Ignacio Camacho
Azoriniana
A Umbral no le gustaba Azorín. Decía de él una frase vitriólica: que inventó el párrafo corto porque tenía las ideas cortas. El genio de Valladolid, dueño de una prosa torrencial, vivaz, iluminada por los relámpagos del idioma, consideraba al alicantino un escritor de vuelo bajo y breve como el de una tórtola. Pero a ambos maestros, tan distintos, les une el lazo invisible de una determinante, férrea voluntad de estilo. Y una vocación letraherida que, demasiado apremiante para encajar en la compleja estructura de la narrativa, encuentra su perfecto molde de expresión en la literatura urgente del articulismo.
Azorín es un fracaso como narrador; apenas en «La voluntad» hay rasgos dignos de una novela. Brilla en el apunte, en el croquis de un argumento que no completa; como el de esa ingeniosa, apacible ucronía matrimonial de Calixto y Melibea. En cambio, su prosa detallista, exacta, enjuta, se hace grande en el papel de prensa. La glosa, el comentario, la crítica de cine, la reseña. La hemeroteca de ABC contiene una amplia colección de esas pequeñas obras maestras.
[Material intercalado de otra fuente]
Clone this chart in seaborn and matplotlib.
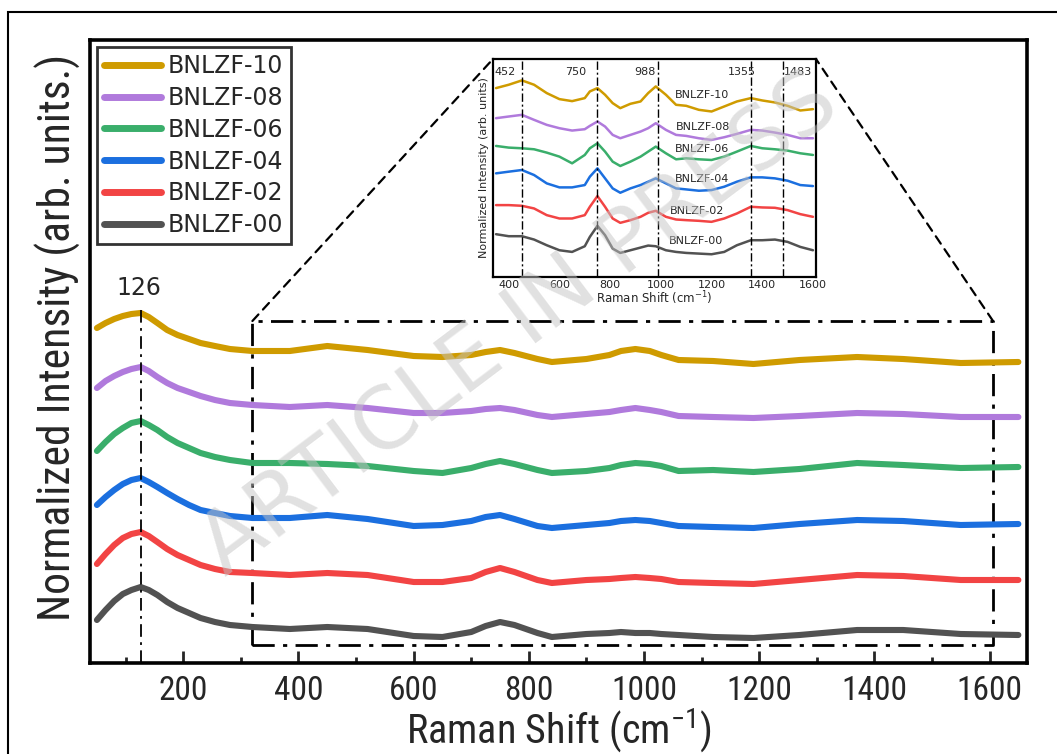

Ahí construye un modelo de género, apoyado en un patrón lingüístico cartesiano, de frases concisas y escuetas. El vocabulario minucioso, cabal, prolijo hasta parecer a veces de fichero; la puntuación diligente, la retórica contenida, la sintaxis seca. Un paradigma expresivo que todo aspirante a escritor debe aprender aunque sea para olvidarlo después; como el pintor bisoño que antes de soltarse en su creatividad se familiariza primero con la herramienta instrumental de la técnica.
Ése es el legado azoriniano: el de un lenguaje despojado de énfasis, un texto concentrado en la esencia. Una depuración minimalista, quirúrgica, fruto de una intensa labor de limpieza. Quizá no haya en el castellano otro autor tan obsesionado por la transparencia. Expurga el adjetivo como un cirujano maneja el bisturí; con la competente eficacia de una mano maestra. Con ese compromiso reduccionista logra un truco de ilusionismo literario, una inteligente estratagema: que una escritura de ritmo veloz, sobrio y lacónico, parezca lenta.
En el cincuentenario de su muerte, Azorín sufre un olvido pedagógico. Apenas consta como una referencia secundaria en la generación del 98; un paisajista melancólico, fuera de moda como su pincelada dandy del paraguas rojo. Acaso en un modelo docente ideologizado chirríe su ideario conservador, a pesar del intuitivo anarquismo primigenio. Pero su preterición educativa no es sólo un menoscabo sino una renuncia, un arrogante despilfarro posmoderno: el de un valioso modelo de aprendizaje en la ordenación del pensamiento.